Located at the south of the Imperial Palace, it enshrines the guardian deity of the Imperial Palace to preserve peace and quieten the wrathful spirits of those who had died unjustly. Built in 839, Shimo Goryo Shrine welcomes you with its long-standing history and a nostalgic feeling.
Even Emperor Reigen stopped by in his carriage to pray at the shrine twice in 1808 and 1813. And it is the same allure that brings us to the shrine’s humble entrance.
With a corner of flowering red plum blossoms and a canopy of pine trees, Shimo Goryo Shrine is a simple stunner. The picturesque garden is even more so when bathed with the evening’s light. Try the shrine’s refreshing well water and treat yourself to an intimate experience in the shrine, unhurried by crowds of people or the rushing time.
If you’re looking to visit more shrines in the area, fret not for Nashinoki Shrine and a small branch shrine of Itsukushima Shrine are found on the Palace grounds as well.
4. Kamigamo Shrine
First founded in 678, Kamigamo Shrine is the oldest shrine in Kyoto where the beautiful surrounding landscapes are befitting of the shrine’s quaintness. Located at the foot of a mountain and adjacent to the Tadasu no Mori Forest and Kamo River, the Shinto Sanctuary is indeed a marvellous blend of history and nature.

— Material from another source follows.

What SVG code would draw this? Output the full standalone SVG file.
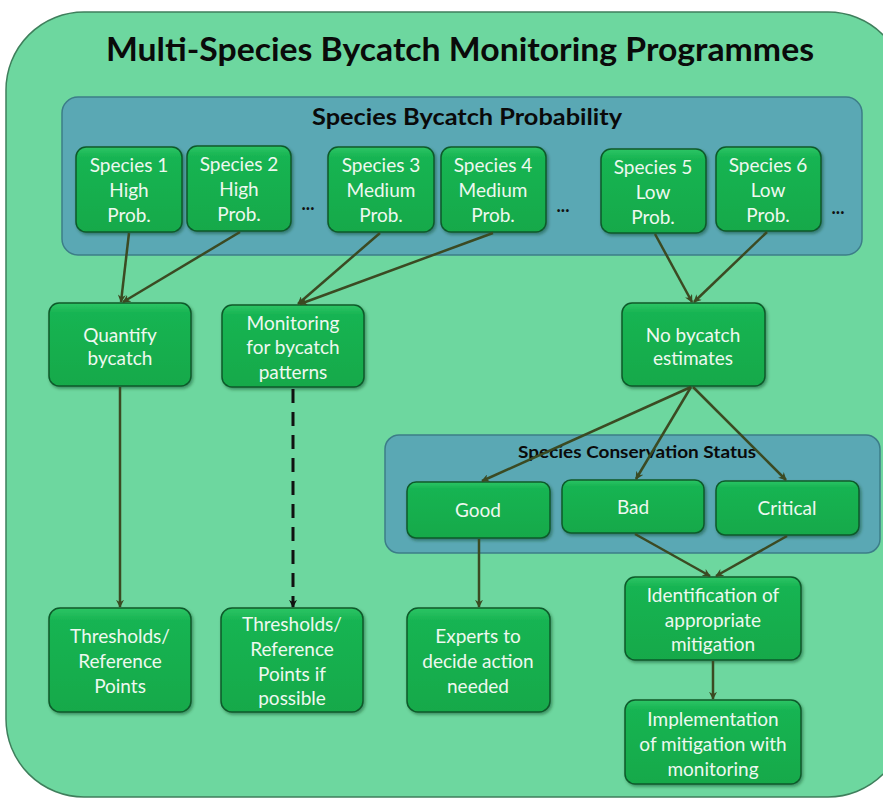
<svg xmlns="http://www.w3.org/2000/svg" width="883" height="800" viewBox="0 0 883 800">
  <defs>
    <linearGradient id="boxFill" x1="0" y1="0" x2="0" y2="1">
      <stop offset="0" stop-color="#2cc565"/>
      <stop offset="0.12" stop-color="#18b452"/>
      <stop offset="1" stop-color="#13a94a"/>
    </linearGradient>
    <filter id="shadow" x="-10%" y="-10%" width="130%" height="130%">
      <feDropShadow dx="1.5" dy="2" stdDeviation="1.5" flood-color="#0b3b1c" flood-opacity="0.45"/>
    </filter>
    <marker id="arrow" viewBox="0 0 10 10" refX="9" refY="5" markerWidth="8" markerHeight="8" orient="auto" markerUnits="userSpaceOnUse">
      <path d="M0,0 L10,5 L0,10 L3,5 Z" fill="#3b4a22"/>
    </marker>
    <marker id="arrowBlack" viewBox="0 0 10 10" refX="9" refY="5" markerWidth="8" markerHeight="8" orient="auto" markerUnits="userSpaceOnUse">
      <path d="M0,0 L10,5 L0,10 L3,5 Z" fill="#111"/>
    </marker>
  </defs>
  <style>
    .outer { fill: #6dd79f; stroke: #3f7f5c; stroke-width: 1.5; }
    .panel { fill: #5aa8b4; stroke: #3c7d88; stroke-width: 1.5; }
    .box { fill: url(#boxFill); stroke: #0d5a2a; stroke-width: 1.5; filter: url(#shadow); }
    .lbl { font-family: Lato, "Open Sans", "Liberation Sans", sans-serif; font-size: 19px; fill: #eef8f0; text-anchor: middle; }
    .title { font-family: Lato, "Open Sans", "Liberation Sans", sans-serif; font-weight: bold; fill: #0a0a0a; text-anchor: middle; }
    .dots { font-family: Lato, "Liberation Sans", sans-serif; font-weight: bold; font-size: 18px; fill: #111; text-anchor: middle; }
    .conn { stroke: #3b4a22; stroke-width: 2.5; fill: none; marker-end: url(#arrow); }
    .dash { stroke: #111; stroke-width: 3; stroke-dasharray: 14 9; fill: none; marker-end: url(#arrowBlack); }
  </style>

  <!-- programme frame -->
  <rect class="outer" x="6" y="12" width="900" height="785" rx="78" ry="78"/>
  <text class="title" x="460" y="61" font-size="32" textLength="708" lengthAdjust="spacingAndGlyphs">Multi-Species Bycatch Monitoring Programmes</text>

  <!-- probability panel -->
  <g id="probability-panel">
    <rect class="panel" x="62" y="97" width="800" height="158" rx="16"/>
    <text class="title" x="467" y="125" font-size="22" textLength="310" lengthAdjust="spacingAndGlyphs">Species Bycatch Probability</text>
  </g>

  <g id="species1">
    <rect class="box" x="76" y="147" width="106" height="85" rx="10"/>
    <text class="lbl" x="129" y="172">Species 1</text>
    <text class="lbl" x="129" y="197">High</text>
    <text class="lbl" x="129" y="222">Prob.</text>
  </g>
  <g id="species2">
    <rect class="box" x="187" y="146" width="104" height="85" rx="10"/>
    <text class="lbl" x="239" y="171">Species 2</text>
    <text class="lbl" x="239" y="196">High</text>
    <text class="lbl" x="239" y="221">Prob.</text>
  </g>
  <text class="dots" x="308" y="210">...</text>
  <g id="species3">
    <rect class="box" x="328" y="147" width="106" height="85" rx="10"/>
    <text class="lbl" x="381" y="172">Species 3</text>
    <text class="lbl" x="381" y="197">Medium</text>
    <text class="lbl" x="381" y="222">Prob.</text>
  </g>
  <g id="species4">
    <rect class="box" x="441" y="147" width="105" height="85" rx="10"/>
    <text class="lbl" x="493" y="172">Species 4</text>
    <text class="lbl" x="493" y="197">Medium</text>
    <text class="lbl" x="493" y="222">Prob.</text>
  </g>
  <text class="dots" x="563" y="212">...</text>
  <g id="species5">
    <rect class="box" x="601" y="149" width="105" height="84" rx="10"/>
    <text class="lbl" x="653" y="174">Species 5</text>
    <text class="lbl" x="653" y="199">Low</text>
    <text class="lbl" x="653" y="224">Prob.</text>
  </g>
  <g id="species6">
    <rect class="box" x="716" y="147" width="105" height="84" rx="10"/>
    <text class="lbl" x="768" y="172">Species 6</text>
    <text class="lbl" x="768" y="197">Low</text>
    <text class="lbl" x="768" y="222">Prob.</text>
  </g>
  <text class="dots" x="838" y="214">...</text>

  <!-- middle row -->
  <g id="quantify">
    <rect class="box" x="49" y="303" width="142" height="83" rx="10"/>
    <text class="lbl" x="120" y="342">Quantify</text>
    <text class="lbl" x="120" y="365">bycatch</text>
  </g>
  <g id="monitoring">
    <rect class="box" x="222" y="305" width="142" height="82" rx="10"/>
    <text class="lbl" x="293" y="330">Monitoring</text>
    <text class="lbl" x="293" y="354">for bycatch</text>
    <text class="lbl" x="293" y="379">patterns</text>
  </g>
  <g id="no-estimates">
    <rect class="box" x="622" y="303" width="143" height="83" rx="10"/>
    <text class="lbl" x="693" y="342">No bycatch</text>
    <text class="lbl" x="693" y="365">estimates</text>
  </g>

  <!-- conservation status panel -->
  <g id="status-panel">
    <rect class="panel" x="385" y="435" width="495" height="118" rx="14"/>
    <text class="title" x="637" y="458" font-size="17" textLength="238" lengthAdjust="spacingAndGlyphs">Species Conservation Status</text>
  </g>
  <g id="good">
    <rect class="box" x="407" y="482" width="143" height="56" rx="9"/>
    <text class="lbl" x="478" y="517">Good</text>
  </g>
  <g id="bad">
    <rect class="box" x="562" y="480" width="142" height="53" rx="9"/>
    <text class="lbl" x="633" y="514">Bad</text>
  </g>
  <g id="critical">
    <rect class="box" x="716" y="481" width="143" height="54" rx="9"/>
    <text class="lbl" x="787" y="515">Critical</text>
  </g>

  <!-- bottom row -->
  <g id="thresholds">
    <rect class="box" x="49" y="608" width="142" height="104" rx="11"/>
    <text class="lbl" x="120" y="643">Thresholds/</text>
    <text class="lbl" x="120" y="668">Reference</text>
    <text class="lbl" x="120" y="693">Points</text>
  </g>
  <g id="thresholds-possible">
    <rect class="box" x="221" y="608" width="142" height="104" rx="11"/>
    <text class="lbl" x="292" y="631">Thresholds/</text>
    <text class="lbl" x="292" y="656">Reference</text>
    <text class="lbl" x="292" y="681">Points if</text>
    <text class="lbl" x="292" y="705">possible</text>
  </g>
  <g id="experts">
    <rect class="box" x="407" y="608" width="143" height="104" rx="11"/>
    <text class="lbl" x="478" y="643">Experts to</text>
    <text class="lbl" x="478" y="668">decide action</text>
    <text class="lbl" x="478" y="693">needed</text>
  </g>
  <g id="identification">
    <rect class="box" x="625" y="577" width="176" height="83" rx="10"/>
    <text class="lbl" x="713" y="602">Identification of</text>
    <text class="lbl" x="713" y="627">appropriate</text>
    <text class="lbl" x="713" y="651">mitigation</text>
  </g>
  <g id="implementation">
    <rect class="box" x="625" y="700" width="176" height="84" rx="10"/>
    <text class="lbl" x="713" y="726">Implementation</text>
    <text class="lbl" x="713" y="751">of mitigation with</text>
    <text class="lbl" x="713" y="776">monitoring</text>
  </g>

  <!-- connectors -->
  <g id="connectors">
    <line class="conn" x1="129" y1="233" x2="121" y2="302"/>
    <line class="conn" x1="240" y1="232" x2="123" y2="302"/>
    <line class="conn" x1="380" y1="233" x2="298" y2="304"/>
    <line class="conn" x1="493" y1="233" x2="300" y2="304"/>
    <line class="conn" x1="655" y1="234" x2="692" y2="302"/>
    <line class="conn" x1="767" y1="232" x2="694" y2="302"/>
    <line class="conn" x1="120" y1="387" x2="120" y2="607"/>
    <line class="dash" x1="293" y1="389" x2="293" y2="607"/>
    <line class="conn" x1="691" y1="387" x2="482" y2="481"/>
    <line class="conn" x1="691" y1="387" x2="636" y2="479"/>
    <line class="conn" x1="693" y1="387" x2="786" y2="480"/>
    <line class="conn" x1="479" y1="539" x2="479" y2="607"/>
    <line class="conn" x1="635" y1="534" x2="710" y2="576"/>
    <line class="conn" x1="787" y1="536" x2="716" y2="576"/>
    <line class="conn" x1="713" y1="661" x2="713" y2="699"/>
  </g>
</svg>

Among the vermillion-coloured gates and commodious grounds, immerse yourself in the shrine’s elemental aura and come across intriguing attractions like the famous sand cones.
Standing in front of the enshrined deity, Kamo-no-Wake-Ikazuchi-no-Mikoto, the two sand cones have been made ritually since ancient times and are said to represent the sacred mountains near the shrine, and provide a purification function for Kamigamo.
Simple things like the area behind the second shrine gate may also go unnoticed. Considered a sacred ground where the deities of the shrine touched the earth, the white gravel which floors the space has actually been meticulously selected by monks.
Knowing that the most sacred area of the main shrine is only open to the public once a year during the Japanese New Year may be disappointing news but it is the same unrelenting guarding of the shrine that preserves its intrinsic nature. Shaped with the maturity of time, Kamigamo Shrine will truly privilege you with a bona fide experience.
3. Yasaka Shrine
Yasaka Shrine, also known as Gion Shrine, is one of the most famous shrines in Kyoto. This crowd-pleaser is conveniently located between the popular Gion District and Higashiyama District, making it a traveller’s oasis.
Rife with the energy of visitors during festivals such as the Gion Matsuri and the cherry blossoms season, choose to visit in the evening instead and take a languid stroll in the shrine’s compounds. Standing in front of the main hall is a dance stage where hundreds of lanterns are lit every night.
The rows of cantaloupe-illuminated lanterns are spellbinding enough to make you hold your breath and bask in the ambience of the shrine.